My motivation has slowly returned over the past couple of weeks. The clay is back on the kitchen counter. I'm not sure what changed except that I began to want a change. To "feel like myself again," I'd said to Kev, which signals that there's a certain level of activity, energy, and goings-on that is the right balance for me.
The things I held onto, which then became anchors in my day as I began to re-awaken, have been: daily french lessons, a very approachable knitting project, and reading (if slowly) interesting articles in the New Yorker. That is to say - my mind wants to expand and sometimes it needs a nudge, my hands want to move and sometimes they need warming up.

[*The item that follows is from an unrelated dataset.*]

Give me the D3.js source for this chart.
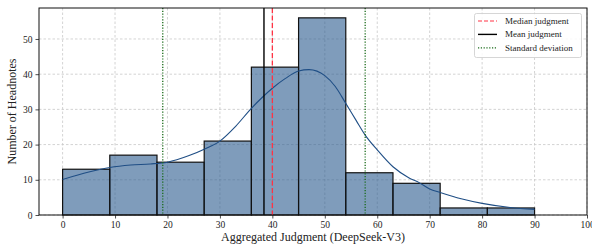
<!DOCTYPE html>
<html><head><meta charset="utf-8">
<script src="https://cdn.jsdelivr.net/npm/d3@7"></script>
<style>body{margin:0;background:#fff}svg{display:block;font-family:"Liberation Serif","DejaVu Serif",serif}</style>
</head><body><svg id="c" width="592" height="248"></svg>
<script>
const binEdges = [0,9,18,27,36,45,54,63,72,81,90];
const counts = [13,17,15,21,42,56,12,9,2,2];
const kdeX = [0,5,9,13,16.7,20,24,27,30,33,36,38,40,42.5,45,47,50,52,54,56,57.7,60,63,66,68,70,72,76,80,85,90];
const kdeY = [10.1,12.2,13.5,14.2,14.5,15.0,16.8,18.7,21.0,25.2,30.3,33.3,36.0,38.8,40.9,41.3,39.6,36.5,31.7,26.8,22.7,18.5,13.7,10.6,9.2,7.4,6.4,4.6,3.3,2.2,1.6];
const xTicks = [0,10,20,30,40,50,60,70,80,90,100];
const yTicks = [0,10,20,30,40,50];
const meanVal = 38.4, medianVal = 40.0, stdVal = 19.3;
const legendLabels = ["Median judgment","Mean judgment","Standard deviation"];

const svg = d3.select("#c");
const L=39, R=587, T=8, B=215;
const x = d3.scaleLinear().domain([-4.5,100]).range([L,R]);
const y = d3.scaleLinear().domain([0,58.8]).range([B,T]);

// grid
const g = svg.append("g");
g.selectAll(".gx").data(xTicks).join("line").attr("x1",d=>x(d)).attr("x2",d=>x(d)).attr("y1",T).attr("y2",B)
 .attr("stroke","#c8c8c8").attr("stroke-width",0.8).attr("stroke-dasharray","2.5,2");
g.selectAll(".gy").data(yTicks).join("line").attr("y1",d=>y(d)).attr("y2",d=>y(d)).attr("x1",L).attr("x2",R)
 .attr("stroke","#c8c8c8").attr("stroke-width",0.8).attr("stroke-dasharray","2.5,2");

// bars
const bins = counts.map((c,i)=>({x0:binEdges[i],x1:binEdges[i+1],c}));
svg.append("g").selectAll("rect").data(bins).join("rect")
 .attr("x",d=>x(d.x0)).attr("width",d=>x(d.x1)-x(d.x0))
 .attr("y",d=>y(d.c)).attr("height",d=>y(0)-y(d.c))
 .attr("fill","#2a5a8e").attr("fill-opacity",0.6).attr("stroke","#111").attr("stroke-width",1.2);

// kde
svg.append("path").datum(kdeX.map((v,i)=>[v,kdeY[i]]))
 .attr("d",d3.line().x(d=>x(d[0])).y(d=>y(d[1])).curve(d3.curveMonotoneX))
 .attr("fill","none").attr("stroke","#1f4e85").attr("stroke-width",1.1);

// vertical lines
function vline(v,color,dash,w){svg.append("line").attr("x1",x(v)).attr("x2",x(v)).attr("y1",T).attr("y2",B)
 .attr("stroke",color).attr("stroke-width",w).attr("stroke-dasharray",dash);}
vline(medianVal,"#ff3344","5,2.5",1.3);
vline(meanVal,"#000","none",1.4);
vline(meanVal-stdVal,"#1a6b1a","1.2,1.6",1.3);
vline(meanVal+stdVal,"#1a6b1a","1.2,1.6",1.3);

// axes
const xa = svg.append("g").attr("transform",`translate(0,${B})`)
 .call(d3.axisBottom(x).tickValues(xTicks).tickSize(3.5).tickPadding(3));
const ya = svg.append("g").attr("transform",`translate(${L},0)`)
 .call(d3.axisLeft(y).tickValues(yTicks).tickSize(3.5).tickPadding(3));
[xa,ya].forEach(a=>{a.select(".domain").remove();a.selectAll("text").attr("font-family","Liberation Serif").attr("font-size",9.5).attr("fill","#222");
 a.selectAll("line").attr("stroke","#222").attr("stroke-width",0.8);});
svg.append("rect").attr("x",L).attr("y",T).attr("width",R-L).attr("height",B-T).attr("fill","none").attr("stroke","#111").attr("stroke-width",1);

// labels
svg.append("text").attr("x",(L+R)/2).attr("y",241).attr("text-anchor","middle").attr("font-size",12).attr("fill","#222").text("Aggregated Judgment (DeepSeek-V3)");
svg.append("text").attr("transform",`translate(16,${(T+B)/2}) rotate(-90)`).attr("text-anchor","middle").attr("font-size",12).attr("fill","#222").text("Number of Headnotes");

// legend
const lg = svg.append("g");
lg.append("rect").attr("x",474.5).attr("y",13.5).attr("width",107).attr("height",44).attr("rx",2)
 .attr("fill","#fff").attr("fill-opacity",0.85).attr("stroke","#ccc").attr("stroke-width",0.8);
const styles=[["#ff3344","4,2",1.2],["#000","none",1.4],["#1a6b1a","1.2,1.6",1.2]];
legendLabels.forEach((t,i)=>{const yy=21+i*13.4;
 lg.append("line").attr("x1",478).attr("x2",497).attr("y1",yy).attr("y2",yy).attr("stroke",styles[i][0]).attr("stroke-dasharray",styles[i][1]).attr("stroke-width",styles[i][2]);
 lg.append("text").attr("x",505).attr("y",yy+3).attr("font-size",9).attr("fill","#222").text(t);});
</script></body></html>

I'll end with a note on Lunar New Year, which was January 22nd. This holiday was part of what prompted me to want to regain my vigor. We saw both sides of the family, celebrated with beautifully decorated cookies from a local small business, and later took Jasper to Chinatown for the first time, where we ate dumplings and almond cookies, and brought moon cakes, shrimp crackers, and sponge cakes home with us. Some of the best treats and snacks from our childhood, shared with him.